Túmulo de Jacobina |
Apesar
disso, os seguidores de Jacobina aumentavam em número e em dedicação ao culto
religioso. Mesmo alguns importantes líderes regionais se aliaram a eles e
passaram a fazer parte dessa comunidade religiosa.
Em
1874, foi atribuída aos Muckers uma série de atentados e crimes, como assassinatos
e incêndios de casas comerciais e residências.
No
final de junho de 1874, a polícia local, mal preparada, atacou os Muckers.

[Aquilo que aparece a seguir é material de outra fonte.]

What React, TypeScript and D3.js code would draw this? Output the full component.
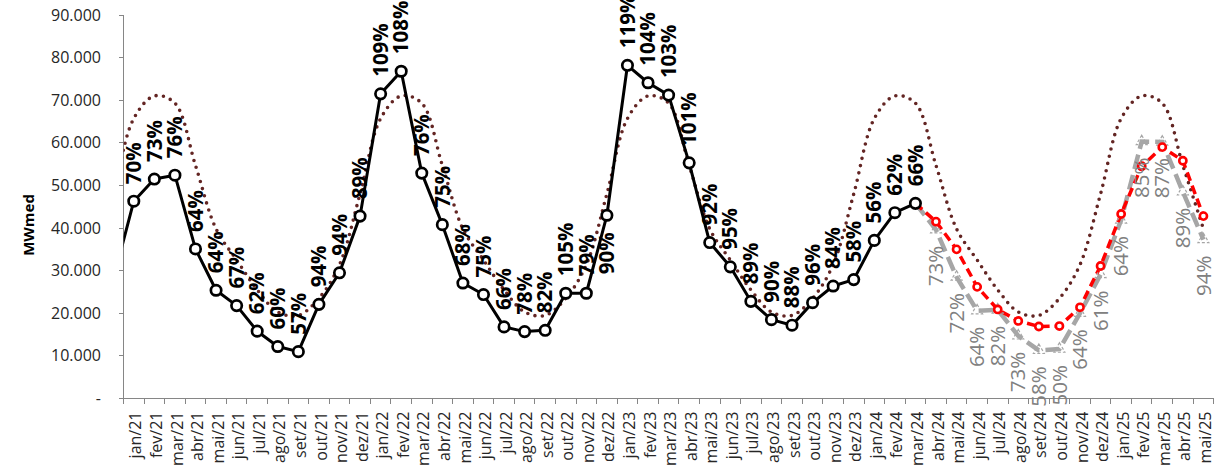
import React from "react";
import * as d3 from "d3";

// ---------- data ----------
const months = [
  "jan/21", "fev/21", "mar/21", "abr/21", "mai/21", "jun/21", "jul/21", "ago/21", "set/21", "out/21", "nov/21", "dez/21",
  "jan/22", "fev/22", "mar/22", "abr/22", "mai/22", "jun/22", "jul/22", "ago/22", "set/22", "out/22", "nov/22", "dez/22",
  "jan/23", "fev/23", "mar/23", "abr/23", "mai/23", "jun/23", "jul/23", "ago/23", "set/23", "out/23", "nov/23", "dez/23",
  "jan/24", "fev/24", "mar/24", "abr/24", "mai/24", "jun/24", "jul/24", "ago/24", "set/24", "out/24", "nov/24", "dez/24",
  "jan/25", "fev/25", "mar/25", "abr/25", "mai/25",
];

// value of dez/20 (only the entering segment is visible at the left edge)
const actualLead = 27900;
// verified energy, jan/21 .. mar/24
const actualValues = [
  46300, 51500, 52400, 35100, 25400, 21800, 15800, 12200, 11000, 22100, 29500, 42800,
  71500, 76800, 52900, 40800, 27100, 24400, 16800, 15700, 16000, 24700, 24700, 43000,
  78200, 74100, 71200, 55300, 36600, 30900, 22800, 18500, 17200, 22500, 26400, 27900,
  37100, 43600, 45800,
];
const actualPct = [
  70, 73, 76, 64, 64, 67, 62, 60, 57, 94, 94, 89,
  109, 108, 76, 75, 68, 75, 66, 78, 82, 105, 79, 90,
  119, 104, 103, 101, 92, 95, 89, 90, 88, 96, 84, 58,
  56, 62, 66,
];
// labels drawn under their point instead of above
const actualPctBelow = ["dez/22"];

// long-term average, nov/20 .. mai/25 (nov/20 and dez/20 lie left of the axis)
const mltLeadCount = 2;
const mltValues = [
  31400, 48000,
  65700, 71000, 69300, 54700, 39800, 32500, 25500, 20300, 19500, 23500, 31400, 48000,
  65700, 71000, 69300, 54700, 39800, 32500, 25500, 20300, 19500, 23500, 31400, 48000,
  65700, 71000, 69300, 54700, 39800, 32500, 25500, 20300, 19500, 23500, 31400, 48000,
  65700, 71000, 69300, 54700, 39800, 32500, 25500, 20300, 19500, 23500, 31400, 48000,
  65700, 71000, 69300, 54700, 39800,
];

// forecasts, mar/24 .. mai/25
const forecastRed = [
  45800, 41500, 35000, 26200, 20900, 18200, 16900, 17000, 21400, 31100, 43300, 54500, 59000, 55800, 42800,
];
const forecastGray = [
  45800, 39600, 28500, 20600, 20800, 14700, 11300, 11600, 20000, 29100, 41900, 60300, 60200, 48500, 37300,
];
// abr/24 .. mai/25
const forecastGrayPct = [73, 72, 64, 82, 73, 58, 50, 64, 61, 64, 85, 87, 89, 94];

const yTicks = [0, 10000, 20000, 30000, 40000, 50000, 60000, 70000, 80000, 90000];
const yTitle = "MWmed";

// ---------- chart ----------
const W = 1224;
const H = 469;
const FONT = "'Open Sans', 'Liberation Sans', sans-serif";

const fmt = d3
  .formatLocale({ decimal: ",", thousands: ".", grouping: [3], currency: ["R$", ""] })
  .format(",d");

export default function App() {
  const x = d3.scaleLinear().domain([-0.5, months.length - 0.5]).range([123.5, 1213.7]);
  const y = d3.scaleLinear().domain([0, 90000]).range([398.5, 15]);

  const forecastStart = months.indexOf("mar/24");

  type P = [number, number];
  const mltPts: P[] = mltValues.map((v, i) => [x(i - mltLeadCount), y(v)]);
  const actPts: P[] = [[x(-1), y(actualLead)], ...actualValues.map((v, i) => [x(i), y(v)] as P)];
  const redPts: P[] = forecastRed.map((v, i) => [x(forecastStart + i), y(v)]);
  const grayPts: P[] = forecastGray.map((v, i) => [x(forecastStart + i), y(v)]);

  const smooth = d3.line().curve(d3.curveCatmullRom.alpha(0.5));
  const straight = d3.line();
  const tri = d3.symbol().type(d3.symbolTriangle).size(52);

  const axisColor = "#868686";
  const x0 = x.range()[0];
  const x1 = x.range()[1];
  const yBase = y(0);

  return (
    <svg
      width={W}
      height={H}
      style={{ position: "absolute", left: 0, top: 0, display: "block", background: "#fff" }}
      fontFamily={FONT}
    >
      <defs>
        <clipPath id="plot">
          <rect x={x0} y={0} width={x1 - x0} height={yBase} />
        </clipPath>
      </defs>

      {/* axes */}
      <g stroke={axisColor} strokeWidth={1} shapeRendering="crispEdges">
        <line x1={x0} x2={x0} y1={y(90000)} y2={yBase + 5} />
        <line x1={x0} x2={x1} y1={yBase} y2={yBase} />
        {yTicks.map((t) => (
          <line key={"yt" + t} x1={x0 - 5} x2={x0} y1={y(t)} y2={y(t)} />
        ))}
        {d3.range(months.length + 1).map((i) => (
          <line key={"xt" + i} x1={x(i - 0.5)} x2={x(i - 0.5)} y1={yBase} y2={yBase + 5} />
        ))}
      </g>

      {/* y tick labels */}
      <g fontSize={16} fill="#262626" textAnchor="end">
        {yTicks.map((t) => (
          <text key={"yl" + t} x={101} y={y(t)} dy="0.35em">
            {t === 0 ? "-" : fmt(t)}
          </text>
        ))}
      </g>
      <text
        transform={`translate(29,225) rotate(-90)`}
        textAnchor="middle"
        dy="0.35em"
        fontSize={15}
        fontWeight="bold"
        fill="#000"
      >
        {yTitle}
      </text>

      {/* x tick labels */}
      <g fontSize={16} fill="#262626" textAnchor="end">
        {months.map((m, i) => (
          <text key={"xl" + m} transform={`translate(${x(i) + 2},${yBase + 13}) rotate(-90)`} dy="0.35em">
            {m}
          </text>
        ))}
      </g>

      {/* series */}
      <g clipPath="url(#plot)" fill="none">
        <path
          d={smooth(mltPts) || ""}
          stroke="#632523"
          strokeWidth={3.6}
          strokeDasharray="0 7.4"
          strokeLinecap="round"
        />
        <path d={straight(grayPts) || ""} stroke="#A6A6A6" strokeWidth={4.5} strokeDasharray="15 6" />
        <path d={straight(redPts) || ""} stroke="#FF0000" strokeWidth={3.5} strokeDasharray="9 5" />
        <path d={straight(actPts) || ""} stroke="#000" strokeWidth={3} strokeLinejoin="round" />
      </g>

      {/* markers */}
      <g>
        {grayPts.slice(1).map((p, i) => (
          <path
            key={"gm" + i}
            d={tri() || ""}
            transform={`translate(${p[0]},${p[1]})`}
            fill="none"
            stroke="#A6A6A6"
            strokeWidth={1.2}
            strokeDasharray="3 2"
          />
        ))}
        {redPts.slice(1).map((p, i) => (
          <circle key={"rm" + i} cx={p[0]} cy={p[1]} r={3.6} fill="#fff" stroke="#FF0000" strokeWidth={2.6} />
        ))}
        {actualValues.map((v, i) => (
          <circle key={"am" + i} cx={x(i)} cy={y(v)} r={5.2} fill="#fff" stroke="#000" strokeWidth={2.7} />
        ))}
      </g>

      {/* labels: verified */}
      <g fontSize={20.5} fontWeight="bold" fill="#000">
        {actualValues.map((v, i) => {
          const below = actualPctBelow.includes(months[i]);
          const yy = below ? y(v) + 17 : y(v) - 17;
          return (
            <text
              key={"al" + i}
              transform={`translate(${x(i)},${yy}) rotate(-90)`}
              textAnchor={below ? "end" : "start"}
              dy="0.35em"
            >
              {actualPct[i] + "%"}
            </text>
          );
        })}
      </g>

      {/* labels: forecast */}
      <g fontSize={20.5} fill="#808080">
        {forecastGrayPct.map((pct, i) => {
          const p = grayPts[i + 1];
          return (
            <text
              key={"gl" + i}
              transform={`translate(${p[0]},${p[1] + 16}) rotate(-90)`}
              textAnchor="end"
              dy="0.35em"
            >
              {pct + "%"}
            </text>
          );
        })}
      </g>
    </svg>
  );
}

Eles, acreditando na imortalidade de Jacobina, resistiram bravamente, com o
improvisado armamento que tinham, composto apenas de alguns velhos revólveres e
umas armas de caça. Tamanha era a inexperiência das tropas oficiais, que entraram
com canhões em uma terra recém lavrada, e ficaram atolados, não podendo os
cavalos movê-los em frente. Tornaram-se, desse modo, alvos fáceis dos fanáticos
religiosos que, em muito maior número, os abateram e tomaram posse de seus
armamentos. Os militares tiveram 39 baixas, contra apenas 6 dos Muckers. Isso
foi interpretado como uma proteção divina.
O coronel
Genuíno Olímpio Sampaio, que comandara o desastrado ataque anterior, em 18 de
julho seguinte, cerca o templo dos Muckers, mata 16 membros da seita, porém,
Jacobina consegue se evadir, protegida por seus adeptos. O coronel, no entanto,
foi ferido, vindo a falecer de hemorragia no dia seguinte.
No
dia 21, ainda houve um outro ataque infrutífero, uma vez que, utilizando o método
de guerrilha, os Muckers, espalharam-se pela floresta. Insistentemente, no dia
2 de agosto, guiados por um traidor, Carlos Luppa, os militares voltaram a
atacar.
Região onde viveram os Muckers |
Uma
força militar de 506 homens, sob a liderança do Capitão Dantas, apoiados por
mais de 300 colonos contrários aos fanáticos, foram guiados pelo traidor Luppa, pela floresta
do Ferrabraz, onde jacobina estava escondida com um grupo que somava apenas dezessete pessoas. Um jornal da época afirma que os soldados todos se portaram
bravamente no ataque. Todos os Muckers aí encontrados foram massacrados e
enterrados numa vala comum Com eles, Jacobina.
A
inabilidade das forças de repressão destruiu um grupo de fanáticos religiosos
que poderia ter sido, habilmente, conduzido a um acordo pacífico e a uma reorganização
da comunidade local. Nesse tempo, sucedeu o mesmo com o grupo de Antônio
Conselheiro, na Bahia, onde milhares de caboclos foram massacrados pelas tropas do exército
Euclides da Cunha narrou essa tragédia magistralmente em Os Sertões,
e Mário Vargas Llosa em A Guerra do Fim do Mundo, voltou a esse tema. Esses exemplos comprovam a inabilidade dos comandos militares em atuar nos movimentos sociais, nesse período em que a nação enfrentava os problemas iniciais, nos primórdios da formação nacional. Nosso país acolhia cidadãos das mais diversificadas origens sociológicas, religiosas e políticas. Exigia-se maior preparo por parte dos chefes da nação. O escritor gaúcho Luiz Antônio de Assis Brasil
analisa, em detalhes, o conflito dos Muckers e suas paixões, em sua excelente
narrativa, intitulada Videiras de Cristal.